We announced recently that HPVP is hiring a Head of Talent to focus on hiring and people processes in our portfolio as well as to expand our talent network for portfolio hiring needs.

We are excited about this step for HPVP in formalizing a function that has become an important part of how we help our companies grow. It is no surprise that in its most nascent stage, a startup isn’t much more than the people that comprise it – an amalgamation of their ideas, experiences, network, leadership ability and executional prowess. This is to say that startups are as much or more about people (talent) than anything else.

Our experiences have taught us that there is no single “right” kind of founder. We’ve seen young teams and more mature teams alike found and grow great companies – though a common trait of industry expertise has been notable in our successful teams. We have also seen consistently that there is a right way to build a team to scale a company and many wrong ways: hiring friends, micromanaging, skimping on senior hires for too many cheaper juniors, etc.  All of our teams at one time or another benefit from an outside perspective on organizational design, attracting talent and retaining it.

In our view, the right way to build a team means systematically establishing company functions as a company scales past certain milestones and hiring experienced or emerging leaders to head those functions. For example, we know that an enterprise SaaS company probably doesn’t need a VP of Sales (and probably can’t get a good one) until it passes $3M in recurring revenue. Until then, the best enterprise SaaS companies have CEO or co-founder led evangelical sales trajectories. For an SMB SaaS company, you want to hire a VP of Sales between $1M and $2M to scale a more mechanized sales process of smaller deals. As another example, a SaaS company doesn’t need a Chief Marketing Officer before $10M in ARR (a Director or VP will do), but after $10M, a deeply experienced CMO is the first or second most important hire to get right. We have learned many of these heuristics the hard way – hand-in-hand with our teams – and it is now time for a Head of Talent to encode and share them systematically with our companies and beyond.
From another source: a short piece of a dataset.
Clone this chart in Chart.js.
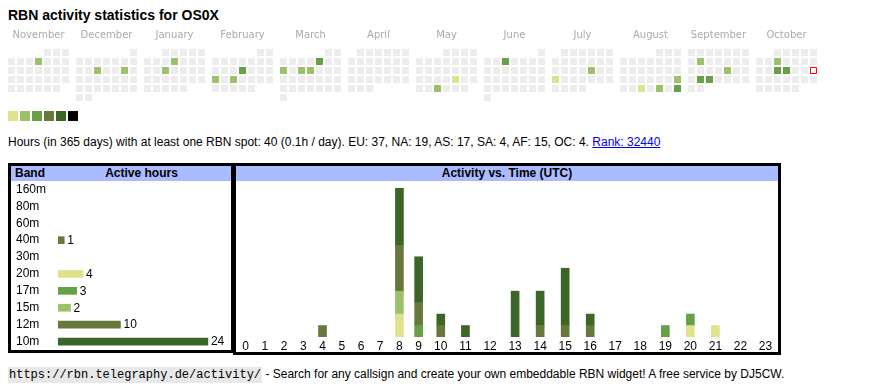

Beyond organization design and talent management, once the correct open role is identified, a company needs to find and attract great candidates for it. Our investing team has historically spent 10% to 20% of it’s time meeting with talent in our geographies that could be a fit for our companies as they scale. We have sourced one, two or more of the “C or VP level” leaders at many of our scaling companies. Indeed, as a geographically focused fund, the development of a geographically overlapped talent network is one of the ways we think we have and can add the most value at our companies. It is a differentiator for us versus other peer funds without a geographic focus and also makes us a good partner to the later stage coastal funds who invest in our companies after we do.

Our investing team members will continue to meet with top talent, but our Head of Talent will expand these efforts and formalize a process to track the best talent in our geographies. As we patiently seek the right person for this role, we welcome introductions to experienced talent leaders with deep experience in scaling startups and a passion for helping more. Thank you.